Yukisada begins with a rather unsubtle metaphor in which the older Izumi lovingly fondles an antique pocket watch which has long since stopped ticking. 20-something Izumi apparently has very little in her life, a pang of melancholy envy passing her face as she talks to a friend on the phone at home with a new baby while she prepares for another lonely night of (unnecessary) overtime. Where the heroes of jun-ai obsess over true love lost, Izumi struggles to face the fact that the man she loved did not, could not, love her in the way that she wanted him to. There is, of course, something deeply inappropriate in the awkward relationship between Izumi and Hayama who are a teenage student and her teacher respectively – connect as they might, there are moments when a line is crossed even while Izumi is still a schoolgirl which is in no way justified by the presentation of their (non)romance as a natural consequence of their mutual suffering.
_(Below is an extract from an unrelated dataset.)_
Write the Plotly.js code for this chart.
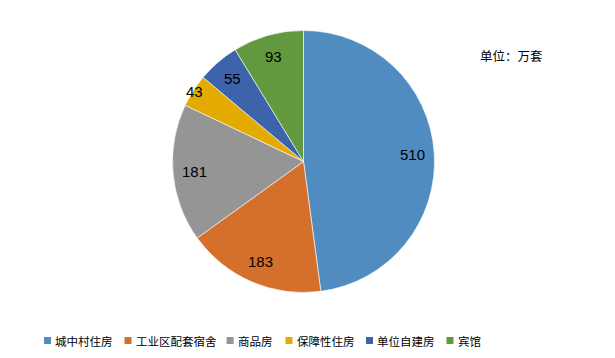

Hayama and Izumi are presented as equals but they aren’t and never could be. As if to continue the chain, university era Izumi gets a love confession of her own from old classmate Ono (Kentaro Sakaguchi) who has apparently been carrying a torch for her all this time. Ono’s love, like Izumi’s, is originally generous and altruistic – he understands her unrequited affection for Hayama and perhaps even sympathises, but once Izumi decides to try and make things work with someone who loves her it all starts to go wrong. Ono is jealous, possessive, desperate. He demands to inspect her phone, insists she erase Hayama from her mind and devote herself only to him. Izumi, sadly, goes along with all of this, even when her attempts to turn to Ono for protection when afraid and alone are petulantly refused. When the inevitable happens and she decides to try and sort things out with Hayama, Ono tries to exert an authority he doesn’t really have, ordering her to bow to him (literally), and harping on about all the hard work he personally has put into their relationship which, he feels, she doesn’t really appreciate while berating her for not really loving him enough. As it turns out, neither of Izumi’s romantic options is particularly healthy or indeed viable.

At one particularly unsubtle moment, Izumi (alone) attends a screening of Naruse’s Floating Clouds – another film about a couple who fail to move on from a failed love affair though their struggle is ultimately more about the vagaries of the post-war world than it is about impossible love. Meanwhile the school play is to be A Midsummer Night’s Dream which is also about misplaced and unrequited loves which spontaneously sort themselves out thanks to some fairy magic and a night in a confusing forest. No magic powers are going to sort out Izumi’s broken heart for her. Like the pocket watch, her heart has stopped ticking and her romantic outlook appears to be arrested at the schoolgirl level. She and Hayama maybe equally damaged people who save and damn each other in equal measure, but the central messages seem to be that difficult, complicated, and unresolved loves and the obsessive sadness they entail produce nothing more than inescapable chains of loneliness. Simplistic as it may be, Izumi at least is beginning to find the strength to set time moving once again prompted perhaps by another incoming bout of possibly requitable love lingering on the horizon.